▶ [Exercise brief] Omit all images, then return the remaining material exactly as it stands.
start
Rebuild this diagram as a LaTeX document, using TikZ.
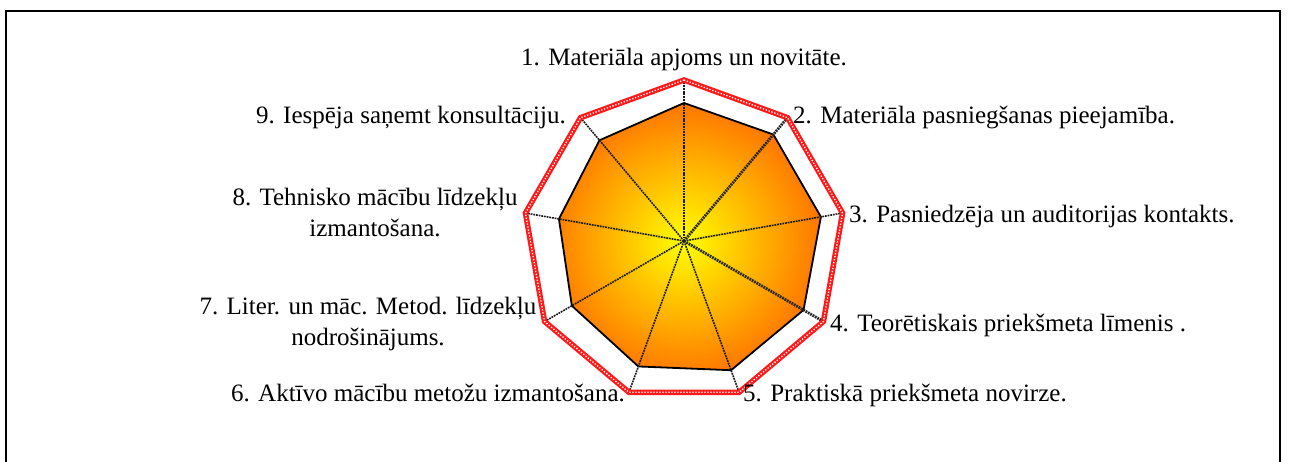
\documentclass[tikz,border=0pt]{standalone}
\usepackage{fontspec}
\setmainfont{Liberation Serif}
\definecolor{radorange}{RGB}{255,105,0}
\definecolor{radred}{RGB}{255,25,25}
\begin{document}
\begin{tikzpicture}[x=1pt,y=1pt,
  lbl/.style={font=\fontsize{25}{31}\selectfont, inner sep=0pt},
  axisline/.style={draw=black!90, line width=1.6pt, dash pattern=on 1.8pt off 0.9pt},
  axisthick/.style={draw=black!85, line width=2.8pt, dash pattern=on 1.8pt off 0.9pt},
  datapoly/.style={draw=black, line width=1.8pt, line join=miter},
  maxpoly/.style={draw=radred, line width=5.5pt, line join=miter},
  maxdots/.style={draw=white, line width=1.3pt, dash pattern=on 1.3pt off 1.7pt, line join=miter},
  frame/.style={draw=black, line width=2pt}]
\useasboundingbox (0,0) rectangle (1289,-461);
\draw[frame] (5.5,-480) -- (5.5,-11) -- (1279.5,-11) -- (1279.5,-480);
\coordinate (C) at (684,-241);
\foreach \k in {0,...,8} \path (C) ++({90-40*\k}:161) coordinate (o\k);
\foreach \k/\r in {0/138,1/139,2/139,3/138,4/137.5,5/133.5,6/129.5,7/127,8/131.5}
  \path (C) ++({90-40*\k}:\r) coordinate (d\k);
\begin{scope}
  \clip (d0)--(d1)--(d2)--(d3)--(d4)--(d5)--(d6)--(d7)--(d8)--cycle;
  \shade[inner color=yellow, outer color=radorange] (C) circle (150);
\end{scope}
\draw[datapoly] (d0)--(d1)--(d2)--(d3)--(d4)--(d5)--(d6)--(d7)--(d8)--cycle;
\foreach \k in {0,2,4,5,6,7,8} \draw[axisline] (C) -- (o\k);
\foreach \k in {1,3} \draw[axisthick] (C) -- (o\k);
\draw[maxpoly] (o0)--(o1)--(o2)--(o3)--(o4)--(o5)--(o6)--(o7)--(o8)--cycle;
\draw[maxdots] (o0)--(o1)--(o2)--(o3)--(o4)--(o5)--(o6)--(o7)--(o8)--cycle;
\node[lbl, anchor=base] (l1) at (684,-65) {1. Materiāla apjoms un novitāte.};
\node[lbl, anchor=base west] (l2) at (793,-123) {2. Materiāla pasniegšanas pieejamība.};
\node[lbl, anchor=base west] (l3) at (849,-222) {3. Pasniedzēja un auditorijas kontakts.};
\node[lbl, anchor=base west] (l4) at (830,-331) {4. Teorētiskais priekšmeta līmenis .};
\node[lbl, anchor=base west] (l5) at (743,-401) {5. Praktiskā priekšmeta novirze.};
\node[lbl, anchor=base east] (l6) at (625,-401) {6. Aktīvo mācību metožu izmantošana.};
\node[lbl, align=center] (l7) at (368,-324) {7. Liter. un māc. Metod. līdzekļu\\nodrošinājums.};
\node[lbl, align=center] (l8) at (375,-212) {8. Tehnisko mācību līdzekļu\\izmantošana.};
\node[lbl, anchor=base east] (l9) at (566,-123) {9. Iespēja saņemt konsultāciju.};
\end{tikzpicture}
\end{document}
end
▶ [Full answer]
Rebuild this diagram as a LaTeX document, using TikZ.
\documentclass[tikz,border=0pt]{standalone}
\usepackage{fontspec}
\setmainfont{Liberation Serif}
\definecolor{radorange}{RGB}{255,105,0}
\definecolor{radred}{RGB}{255,25,25}
\begin{document}
\begin{tikzpicture}[x=1pt,y=1pt,
  lbl/.style={font=\fontsize{25}{31}\selectfont, inner sep=0pt},
  axisline/.style={draw=black!90, line width=1.6pt, dash pattern=on 1.8pt off 0.9pt},
  axisthick/.style={draw=black!85, line width=2.8pt, dash pattern=on 1.8pt off 0.9pt},
  datapoly/.style={draw=black, line width=1.8pt, line join=miter},
  maxpoly/.style={draw=radred, line width=5.5pt, line join=miter},
  maxdots/.style={draw=white, line width=1.3pt, dash pattern=on 1.3pt off 1.7pt, line join=miter},
  frame/.style={draw=black, line width=2pt}]
\useasboundingbox (0,0) rectangle (1289,-461);
\draw[frame] (5.5,-480) -- (5.5,-11) -- (1279.5,-11) -- (1279.5,-480);
\coordinate (C) at (684,-241);
\foreach \k in {0,...,8} \path (C) ++({90-40*\k}:161) coordinate (o\k);
\foreach \k/\r in {0/138,1/139,2/139,3/138,4/137.5,5/133.5,6/129.5,7/127,8/131.5}
  \path (C) ++({90-40*\k}:\r) coordinate (d\k);
\begin{scope}
  \clip (d0)--(d1)--(d2)--(d3)--(d4)--(d5)--(d6)--(d7)--(d8)--cycle;
  \shade[inner color=yellow, outer color=radorange] (C) circle (150);
\end{scope}
\draw[datapoly] (d0)--(d1)--(d2)--(d3)--(d4)--(d5)--(d6)--(d7)--(d8)--cycle;
\foreach \k in {0,2,4,5,6,7,8} \draw[axisline] (C) -- (o\k);
\foreach \k in {1,3} \draw[axisthick] (C) -- (o\k);
\draw[maxpoly] (o0)--(o1)--(o2)--(o3)--(o4)--(o5)--(o6)--(o7)--(o8)--cycle;
\draw[maxdots] (o0)--(o1)--(o2)--(o3)--(o4)--(o5)--(o6)--(o7)--(o8)--cycle;
\node[lbl, anchor=base] (l1) at (684,-65) {1. Materiāla apjoms un novitāte.};
\node[lbl, anchor=base west] (l2) at (793,-123) {2. Materiāla pasniegšanas pieejamība.};
\node[lbl, anchor=base west] (l3) at (849,-222) {3. Pasniedzēja un auditorijas kontakts.};
\node[lbl, anchor=base west] (l4) at (830,-331) {4. Teorētiskais priekšmeta līmenis .};
\node[lbl, anchor=base west] (l5) at (743,-401) {5. Praktiskā priekšmeta novirze.};
\node[lbl, anchor=base east] (l6) at (625,-401) {6. Aktīvo mācību metožu izmantošana.};
\node[lbl, align=center] (l7) at (368,-324) {7. Liter. un māc. Metod. līdzekļu\\nodrošinājums.};
\node[lbl, align=center] (l8) at (375,-212) {8. Tehnisko mācību līdzekļu\\izmantošana.};
\node[lbl, anchor=base east] (l9) at (566,-123) {9. Iespēja saņemt konsultāciju.};
\end{tikzpicture}
\end{document}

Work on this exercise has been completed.